Bien avant Booz et Noé, chacun savait qu’un bon sommeil est gage de bonne santé. Maintenant, nous savons que le manque de sommeil augmente le taux de CRP et que ce marqueur d’inflammation est très mauvais pour la santé.
Bien avant Mathusalem, la vieillesse avait été abondamment vérifiée. Ensuite elle a pu être suivie grâce au calendrier grégorien, et aujourd’hui, on peut la confirmer par le raccourcissement des télomères.
Bien avant que William Harvey n’explique en détail la circulation du sang, chacun savait qu’il avait l’âge de ses artères. Ensuite on a découvert que les plaques d’athérosclérose sont plus fréquentes avec l’âge, puis que la lipoprotéine A favorise la nécrose de ces plaques et donc les accidents vasculaires. On peut désormais regarder vieillir les artères. On a même découvert que tous les marqueurs biologiques de risque cardio-vasculaires augmentent lorsque l’on mange trop, surtout trop de sucre.
Hippocrate n’est pas le premier à avoir compris les dangers de l’obésité, mais il a insisté lourdement sur les excès nutritifs. Aujourd’hui le surpoids est devenu une question de ghréline, de leptine, d’acides gras et de résistine ; cette dernière molécule permet aussi de révéler des liens entre obésité et athérosclérose. Découverte permettant d’affirmer que les obèses vieillissent aussi.
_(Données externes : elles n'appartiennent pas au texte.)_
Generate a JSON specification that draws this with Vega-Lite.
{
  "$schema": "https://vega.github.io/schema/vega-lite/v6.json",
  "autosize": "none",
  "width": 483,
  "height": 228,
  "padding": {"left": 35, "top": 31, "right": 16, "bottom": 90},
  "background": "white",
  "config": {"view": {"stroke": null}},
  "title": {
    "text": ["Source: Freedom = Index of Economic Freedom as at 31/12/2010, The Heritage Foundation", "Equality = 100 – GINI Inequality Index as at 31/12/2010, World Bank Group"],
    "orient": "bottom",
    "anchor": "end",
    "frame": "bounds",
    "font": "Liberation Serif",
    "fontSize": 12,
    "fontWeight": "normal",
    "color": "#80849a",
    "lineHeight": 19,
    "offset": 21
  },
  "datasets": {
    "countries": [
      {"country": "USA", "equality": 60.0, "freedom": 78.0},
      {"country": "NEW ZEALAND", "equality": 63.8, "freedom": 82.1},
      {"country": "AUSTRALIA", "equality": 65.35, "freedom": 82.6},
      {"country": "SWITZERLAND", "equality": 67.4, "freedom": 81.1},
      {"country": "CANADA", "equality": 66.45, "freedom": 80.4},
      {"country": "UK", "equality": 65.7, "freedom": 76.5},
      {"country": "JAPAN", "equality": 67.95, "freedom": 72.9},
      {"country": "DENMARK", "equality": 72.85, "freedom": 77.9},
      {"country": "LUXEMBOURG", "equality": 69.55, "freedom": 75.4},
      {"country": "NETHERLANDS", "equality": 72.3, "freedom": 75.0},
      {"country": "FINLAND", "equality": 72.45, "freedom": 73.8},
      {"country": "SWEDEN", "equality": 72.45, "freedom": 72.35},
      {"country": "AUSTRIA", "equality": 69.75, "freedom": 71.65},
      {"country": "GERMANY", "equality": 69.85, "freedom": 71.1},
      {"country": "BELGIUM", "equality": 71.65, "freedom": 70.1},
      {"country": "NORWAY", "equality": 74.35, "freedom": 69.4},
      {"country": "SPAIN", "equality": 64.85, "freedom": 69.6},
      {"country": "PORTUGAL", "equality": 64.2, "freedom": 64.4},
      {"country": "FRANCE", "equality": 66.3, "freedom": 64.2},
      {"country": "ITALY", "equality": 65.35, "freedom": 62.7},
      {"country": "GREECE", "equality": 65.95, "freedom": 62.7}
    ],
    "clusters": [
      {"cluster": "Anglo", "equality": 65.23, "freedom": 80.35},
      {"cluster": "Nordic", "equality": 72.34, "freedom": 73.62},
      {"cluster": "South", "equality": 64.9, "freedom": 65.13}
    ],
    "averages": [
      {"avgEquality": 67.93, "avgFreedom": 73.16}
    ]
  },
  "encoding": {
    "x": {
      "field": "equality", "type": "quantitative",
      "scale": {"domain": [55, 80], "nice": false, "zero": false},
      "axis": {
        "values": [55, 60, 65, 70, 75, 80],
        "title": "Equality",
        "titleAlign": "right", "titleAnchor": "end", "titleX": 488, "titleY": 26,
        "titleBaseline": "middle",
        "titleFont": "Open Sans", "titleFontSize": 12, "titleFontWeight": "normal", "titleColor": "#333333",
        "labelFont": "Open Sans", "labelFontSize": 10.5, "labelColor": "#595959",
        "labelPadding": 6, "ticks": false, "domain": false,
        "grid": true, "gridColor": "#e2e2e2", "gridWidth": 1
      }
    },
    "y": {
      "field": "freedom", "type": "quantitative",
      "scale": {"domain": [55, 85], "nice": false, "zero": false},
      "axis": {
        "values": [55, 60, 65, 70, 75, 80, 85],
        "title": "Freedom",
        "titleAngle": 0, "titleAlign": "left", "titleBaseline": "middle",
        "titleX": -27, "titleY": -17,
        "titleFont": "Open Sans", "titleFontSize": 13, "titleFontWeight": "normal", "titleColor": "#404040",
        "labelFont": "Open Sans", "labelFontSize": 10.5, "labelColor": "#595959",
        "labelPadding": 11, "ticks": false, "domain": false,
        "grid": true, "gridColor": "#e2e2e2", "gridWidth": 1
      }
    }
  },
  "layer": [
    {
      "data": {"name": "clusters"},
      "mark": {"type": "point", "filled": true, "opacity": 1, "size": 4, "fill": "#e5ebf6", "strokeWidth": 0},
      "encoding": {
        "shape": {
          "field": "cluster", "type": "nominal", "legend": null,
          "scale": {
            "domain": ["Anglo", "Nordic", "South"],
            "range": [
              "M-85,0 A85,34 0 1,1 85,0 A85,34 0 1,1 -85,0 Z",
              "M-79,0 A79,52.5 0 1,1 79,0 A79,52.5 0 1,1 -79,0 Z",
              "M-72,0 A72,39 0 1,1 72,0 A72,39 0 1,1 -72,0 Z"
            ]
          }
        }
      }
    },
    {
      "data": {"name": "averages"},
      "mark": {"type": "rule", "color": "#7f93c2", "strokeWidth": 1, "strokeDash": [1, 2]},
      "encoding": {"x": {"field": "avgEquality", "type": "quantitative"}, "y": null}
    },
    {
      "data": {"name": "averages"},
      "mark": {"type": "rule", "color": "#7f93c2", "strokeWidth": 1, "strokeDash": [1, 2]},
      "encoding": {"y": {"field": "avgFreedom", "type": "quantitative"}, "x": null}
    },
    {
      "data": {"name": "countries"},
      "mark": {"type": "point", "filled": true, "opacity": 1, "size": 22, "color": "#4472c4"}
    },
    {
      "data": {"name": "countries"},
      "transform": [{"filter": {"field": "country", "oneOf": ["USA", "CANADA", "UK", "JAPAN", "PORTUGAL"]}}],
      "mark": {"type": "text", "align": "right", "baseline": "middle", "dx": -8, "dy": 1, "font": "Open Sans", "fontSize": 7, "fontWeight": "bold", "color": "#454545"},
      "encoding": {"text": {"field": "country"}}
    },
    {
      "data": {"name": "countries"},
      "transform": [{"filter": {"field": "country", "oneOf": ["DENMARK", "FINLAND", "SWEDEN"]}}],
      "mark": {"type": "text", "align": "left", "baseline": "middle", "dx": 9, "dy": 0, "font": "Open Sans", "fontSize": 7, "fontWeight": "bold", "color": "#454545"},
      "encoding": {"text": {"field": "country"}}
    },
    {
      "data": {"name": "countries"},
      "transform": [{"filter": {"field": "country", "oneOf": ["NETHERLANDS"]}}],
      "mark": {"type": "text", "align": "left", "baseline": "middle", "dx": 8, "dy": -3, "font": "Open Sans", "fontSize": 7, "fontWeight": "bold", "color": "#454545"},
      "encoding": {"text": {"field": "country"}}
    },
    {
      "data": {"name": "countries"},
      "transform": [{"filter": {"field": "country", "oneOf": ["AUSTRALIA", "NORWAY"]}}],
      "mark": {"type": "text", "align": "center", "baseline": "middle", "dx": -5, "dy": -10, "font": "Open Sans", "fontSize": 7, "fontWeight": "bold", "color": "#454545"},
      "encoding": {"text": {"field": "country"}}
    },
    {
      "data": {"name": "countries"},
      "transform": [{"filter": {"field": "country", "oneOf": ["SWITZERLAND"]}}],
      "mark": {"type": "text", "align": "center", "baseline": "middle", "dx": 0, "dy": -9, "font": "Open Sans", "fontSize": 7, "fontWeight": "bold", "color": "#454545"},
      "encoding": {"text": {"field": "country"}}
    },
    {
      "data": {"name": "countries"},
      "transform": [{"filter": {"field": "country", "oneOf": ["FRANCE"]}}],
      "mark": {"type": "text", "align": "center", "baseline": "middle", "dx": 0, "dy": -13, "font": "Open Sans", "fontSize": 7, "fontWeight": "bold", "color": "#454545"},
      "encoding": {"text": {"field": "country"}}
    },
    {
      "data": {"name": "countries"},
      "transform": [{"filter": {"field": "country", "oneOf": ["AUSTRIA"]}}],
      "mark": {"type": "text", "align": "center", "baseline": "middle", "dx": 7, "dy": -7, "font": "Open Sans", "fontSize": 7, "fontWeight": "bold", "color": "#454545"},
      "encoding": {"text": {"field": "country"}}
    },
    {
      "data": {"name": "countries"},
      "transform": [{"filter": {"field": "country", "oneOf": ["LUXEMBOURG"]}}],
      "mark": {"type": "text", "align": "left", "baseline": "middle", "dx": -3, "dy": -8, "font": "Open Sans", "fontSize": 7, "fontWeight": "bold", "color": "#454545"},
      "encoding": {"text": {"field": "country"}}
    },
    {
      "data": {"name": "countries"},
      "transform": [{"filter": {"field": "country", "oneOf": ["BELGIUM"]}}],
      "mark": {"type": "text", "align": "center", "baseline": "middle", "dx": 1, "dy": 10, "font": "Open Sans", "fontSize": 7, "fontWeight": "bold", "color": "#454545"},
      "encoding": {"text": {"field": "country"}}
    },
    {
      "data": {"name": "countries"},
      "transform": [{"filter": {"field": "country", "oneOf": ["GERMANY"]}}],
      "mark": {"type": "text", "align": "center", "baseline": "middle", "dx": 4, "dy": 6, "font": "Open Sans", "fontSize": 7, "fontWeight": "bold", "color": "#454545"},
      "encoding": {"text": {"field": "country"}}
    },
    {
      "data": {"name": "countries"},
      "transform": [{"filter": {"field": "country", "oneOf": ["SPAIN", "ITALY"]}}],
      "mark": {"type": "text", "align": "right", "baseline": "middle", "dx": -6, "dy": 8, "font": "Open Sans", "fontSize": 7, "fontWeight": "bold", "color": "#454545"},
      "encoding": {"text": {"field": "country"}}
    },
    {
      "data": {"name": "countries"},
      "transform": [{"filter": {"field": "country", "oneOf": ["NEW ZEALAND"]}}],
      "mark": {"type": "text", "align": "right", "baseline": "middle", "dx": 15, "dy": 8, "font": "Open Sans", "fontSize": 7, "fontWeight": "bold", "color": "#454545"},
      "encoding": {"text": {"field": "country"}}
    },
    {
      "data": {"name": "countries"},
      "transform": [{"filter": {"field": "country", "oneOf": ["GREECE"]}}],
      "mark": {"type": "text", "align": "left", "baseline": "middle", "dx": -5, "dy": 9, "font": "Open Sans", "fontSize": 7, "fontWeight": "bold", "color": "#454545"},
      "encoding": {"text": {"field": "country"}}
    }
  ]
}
La démence était une infamie de l’âge avant qu’une technique de coloration permette à Monsieur Alzheimer de découvrir des fibrilles dans les vieux neurones. Aujourd’hui, on découvre des protéines tau et beta-amyloïdes dans les cerveaux des déments. Il ne s’agit donc plus d’une calamité de l’âge, mais d’une calamité moléculaire.
Tout lecteur attentif aura suspecté mes railleries. Certains pourraient même me reprocher de dénigrer la science et la médecine moléculaire. Ce n’est pas vrai. Cependant, le bon sens et un respect immodéré pour l’empirisme me confèrent une modestie de profane.
Jenner et Pasteur ignoraient tout de l’immunologie. La variolisation était déjà pratiquée dans la Chine ancienne et elle fonctionnait assez bien sans que l’on ne sache ni comment, ni pourquoi quelqu’un avait eu une idée aussi géniale et aussi saugrenue.
L’obsession moléculaire de la médecine ne permettra jamais de savoir si la dépression est un problème de sérotonine, de noradrénaline ou de dopamine tant que nous n’aurons pas auparavant défini cette maladie avec précision. Mais cette obsession débouche parfois sur des miracles comme des traitements favorables aux enfants atteints de mucoviscidose, myopathies ou autres maladies rares.
Je n’ai donc aucun droit de railler nos découvertes moléculaires, ne serait-ce que pour leur potentiel de fascination et d’utopies. Et si, à force de confirmer incessamment qu’il est vraiment bénéfique de bien dormir, de manger peu et de bouger beaucoup, elles finissent par nous en convaincre, alors elles n’auront été ni illusoires, ni vaines.